Валерия только рассмеялась, неприязненно глянув на свое отражение в мутном зеркале, будто на чужого человека. Неправильно так оценивать себя, во всех всегда находится позитив — так убеждали все тренинги, но заставить себя чувствовать никак не удавалось. Она испытывала только безотчетную тревогу, глядя то на распростершуюся легкую паутинку сияющих нитей, то на подоконник.

«Неужели если он не придет, то я… я не хочу!» — Паника металась нестройными снами, заарканивал туман, преследовало ощущение бесконечного падения. Валерия задыхалась от неподвижности, но решительно вскочила с места, открывая ноутбук, врубая первый попавшийся трек и подкручивая громкость на максимум.
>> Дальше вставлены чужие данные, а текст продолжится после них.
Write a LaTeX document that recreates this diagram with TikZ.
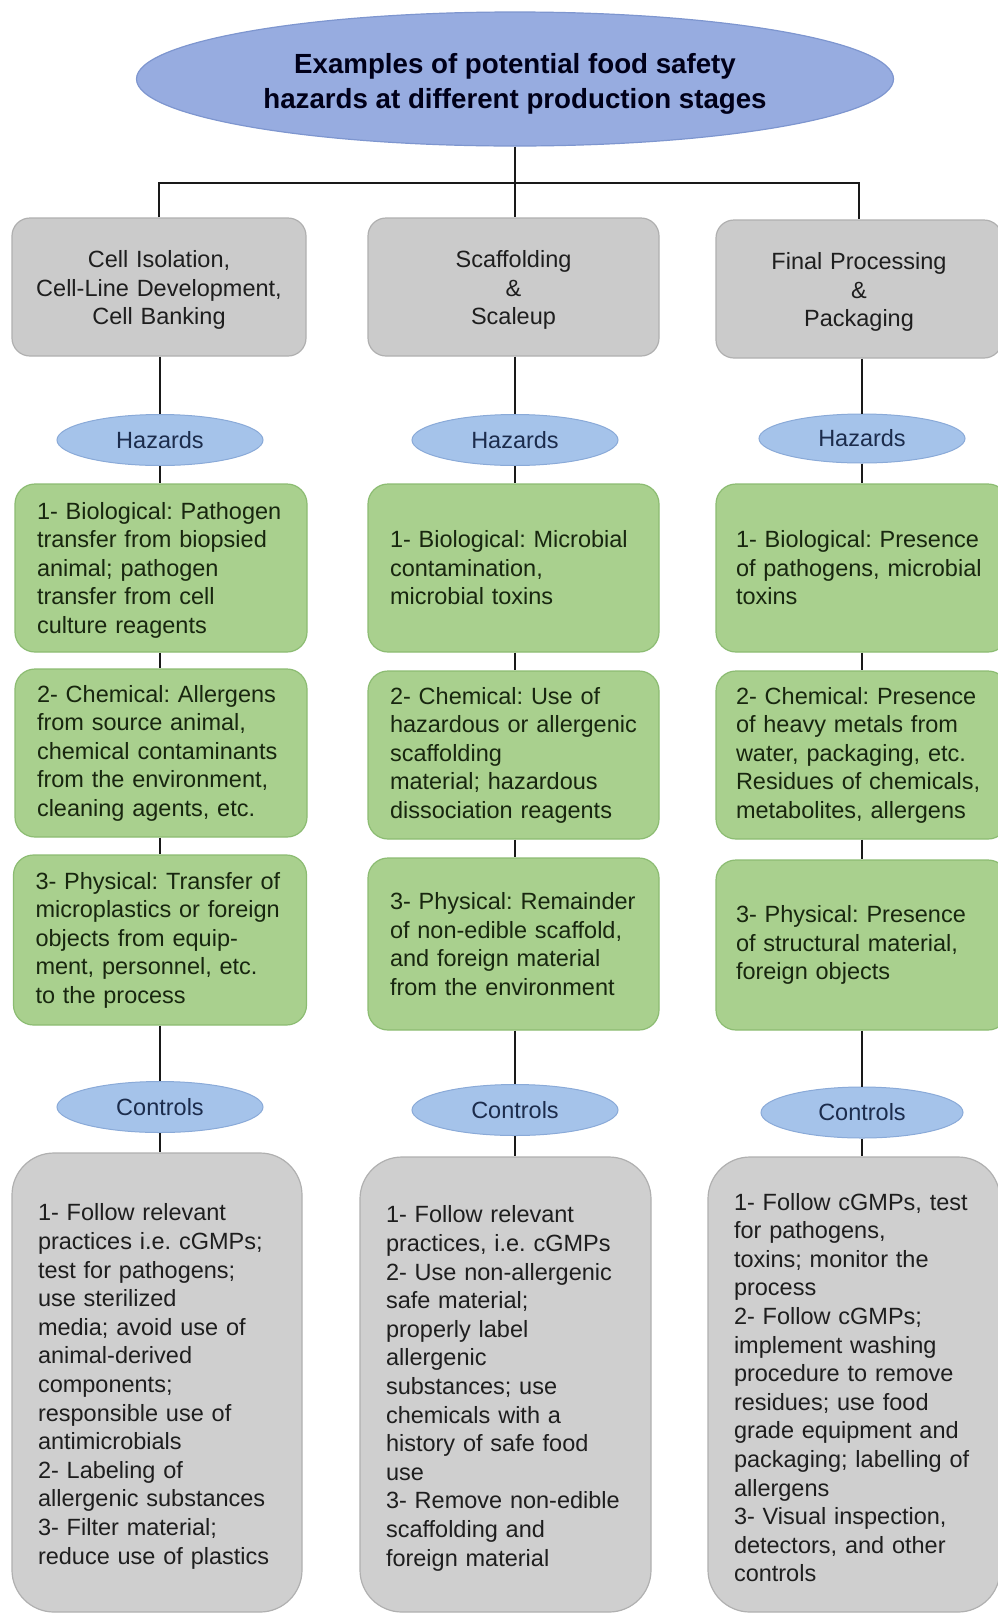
\documentclass[tikz,border=0pt]{standalone}
\usepackage{fontspec}
\setmainfont{Liberation Sans}
\usetikzlibrary{shapes.geometric}
\frenchspacing
\hyphenpenalty=10000
\exhyphenpenalty=10000

\definecolor{titlefill}{HTML}{97ACE0}
\definecolor{titleline}{HTML}{7E96CF}
\definecolor{ovalfill}{HTML}{A5C3EA}
\definecolor{ovalline}{HTML}{8AAAD8}
\definecolor{ovaltext}{HTML}{1C2C4C}
\definecolor{greyfill}{HTML}{CBCBCB}
\definecolor{greyline}{HTML}{B0B0B0}
\definecolor{greenfill}{HTML}{A9D08E}
\definecolor{greenline}{HTML}{8CBC72}
\definecolor{greentext}{HTML}{18260F}
\definecolor{darktext}{HTML}{1E1E1E}

% raises the first line of a text block to push the block down a little
\newcommand\firstline[1]{\rule{0pt}{#1pt}}

\tikzset{
  x=1pt, y=-1pt,
  base/.style={font=\fontsize{23.5}{28.5}\selectfont, inner ysep=0pt},
  stagebox/.style={base, draw=greyline, fill=greyfill, line width=1.2,
    rounded corners=18, align=center, text=darktext,
    minimum height=138, inner xsep=0pt},
  hazbox/.style={base, draw=greenline, fill=greenfill, line width=1.2,
    rounded corners=20, align=left, text=greentext, minimum height=168,
    inner xsep=22},
  ctrlbox/.style={base, font=\fontsize{23.5}{28.6}\selectfont,
    draw=greyline, fill=greyfill!92!white, line width=1.2,
    rounded corners=42, align=left, text=darktext, minimum height=455,
    inner xsep=26},
  oval/.style={base, ellipse, draw=ovalline, fill=ovalfill, line width=1,
    inner sep=0pt, minimum width=206, minimum height=51, text=ovaltext},
  link/.style={line width=2.5, draw=black!90},
}

\begin{document}
\begin{tikzpicture}
\useasboundingbox (0,0) rectangle (998,1615);
\fill[white] (0,0) rectangle (998,1615);

% root
\node[ellipse, draw=titleline, fill=titlefill, line width=1.2, inner sep=0pt,
      minimum width=757, minimum height=134,
      label={[yshift=-5pt, align=center, text=black!90!blue,
              font=\fontsize{27.7}{34.5}\selectfont\bfseries]center:
             Examples of potential food safety\\hazards at different production stages}]
  (title) at (515,79) {};

% production stages
\node[stagebox, text width=294] (st1) at (159,287)
  {\firstline{23}Cell Isolation,\\Cell-Line Development,\\Cell Banking};
\node[stagebox, text width=291] (st2) at (513.5,287)
  {\firstline{23}Scaffolding\\\&\\Scaleup};
\node[stagebox, text width=286] (st3) at (859,289)
  {\firstline{23}Final Processing\\\&\\Packaging};

% hazards labels
\node[oval] (hz1) at (160,440) {Hazards};
\node[oval] (hz2) at (515,440) {Hazards};
\node[oval, minimum height=49] (hz3) at (862,438.5) {Hazards};

% hazards, column 1
\node[hazbox, text width=248] (a1) at (161,568)
  {\firstline{21}1- Biological: Pathogen\\transfer from biopsied\\animal; pathogen\\transfer from cell\\culture reagents};
\node[hazbox, text width=248] (a2) at (161,753)
  {2- Chemical: Allergens\\from source animal,\\chemical contaminants\\from the environment,\\cleaning agents, etc.};
\node[hazbox, text width=249, minimum height=170] (a3) at (160,940)
  {3- Physical: Transfer of\\microplastics or foreign\\objects from equip-\\ment, personnel, etc.\\to the process};

% hazards, column 2
\node[hazbox, text width=247] (b1) at (513.5,568)
  {1- Biological: Microbial\\contamination,\\microbial toxins};
\node[hazbox, text width=247] (b2) at (513.5,755)
  {2- Chemical: Use of\\hazardous or allergenic\\scaffolding\\material; hazardous\\dissociation reagents};
\node[hazbox, text width=247, minimum height=172] (b3) at (513.5,944)
  {3- Physical: Remainder\\of non-edible scaffold,\\and foreign material\\from the environment};

% hazards, column 3
\node[hazbox, text width=252, inner xsep=20] (c1) at (862,568)
  {1- Biological: Presence\\of pathogens, microbial\\toxins};
\node[hazbox, text width=252, inner xsep=20] (c2) at (862,755)
  {2- Chemical: Presence\\of heavy metals from\\water, packaging, etc.\\Residues of chemicals,\\metabolites, allergens};
\node[hazbox, text width=252, inner xsep=20, minimum height=170] (c3) at (862,945)
  {3- Physical: Presence\\of structural material,\\foreign objects};

% controls labels
\node[oval] (ct1) at (160,1107) {Controls};
\node[oval] (ct2) at (515,1110) {Controls};
\node[oval, minimum width=202] (ct3) at (862,1112.5) {Controls};

% controls
\node[ctrlbox, text width=238, minimum height=459] (d1) at (157,1382.5)
  {\firstline{25}1- Follow relevant\\practices i.e. cGMPs;\\test for pathogens;\\use sterilized\\media; avoid use of\\animal-derived\\components;\\responsible use of\\antimicrobials\\2- Labeling of\\allergenic substances\\3- Filter material;\\reduce use of plastics};
\node[ctrlbox, text width=239] (d2) at (505.5,1384.5)
  {\firstline{25}1- Follow relevant\\practices, i.e. cGMPs\\2- Use non-allergenic\\safe material;\\properly label\\allergenic\\substances; use\\chemicals with a\\history of safe food\\use\\3- Remove non-edible\\scaffolding and\\foreign material};
\node[ctrlbox, text width=240] (d3) at (854,1384.5)
  {\firstline{23}1- Follow cGMPs, test\\for pathogens,\\toxins; monitor the\\process\\2- Follow cGMPs;\\implement washing\\procedure to remove\\residues; use food\\grade equipment and\\packaging; labelling of\\allergens\\3- Visual inspection,\\detectors, and other\\controls};

% tree connectors from the root
\coordinate (bar) at (515,183);
\draw[link] (title.south) -- (bar);
\draw[link] (st1.north) |- (bar) -| (st3.north);
\draw[link] (bar) -- (bar |- st2.north);

% column connectors
\foreach \s/\h/\p/\q/\r/\c/\k in {st1/hz1/a1/a2/a3/ct1/d1, st2/hz2/b1/b2/b3/ct2/d2, st3/hz3/c1/c2/c3/ct3/d3}{
  \draw[link] (\s.south -| \h) -- (\h.north);
  \draw[link] (\h.south) -- (\p.north -| \h);
  \draw[link] (\p.south -| \h) -- (\q.north -| \h);
  \draw[link] (\q.south -| \h) -- (\r.north -| \h);
  \draw[link] (\r.south -| \c) -- (\c.north);
  \draw[link] (\c.south) -- (\k.north -| \c);
}
\end{tikzpicture}
\end{document}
— «Вечно молодой, вечно пьяный»! — мимо нот вопила она, включив музыку и откупорив бутылку припасенного еще накануне красного вина. Песни сменялись, а она наливала себе в бокал вино, хотя никогда не напивалась раньше, пробовала только на праздники, теперь же закусывала сухим печеньем. И то ли пела, то ли выла про вечную молодость, кружась по квартире, размахивая руками, пиная наполовину распакованные сумки. И тогда она услышала знакомый голос:

— Что за дебош?

Он появился среди ночи, когда вино было выпито до половины, а слишком старая и знакомая песня «Смысловых Галлюцинаций» заслушана до отвращения. Он пришел вместе с четырьмя лошадьми кошмаров и черным песком, как обычно. И новое жилище заполнилось ароматом пепла и ржавчины.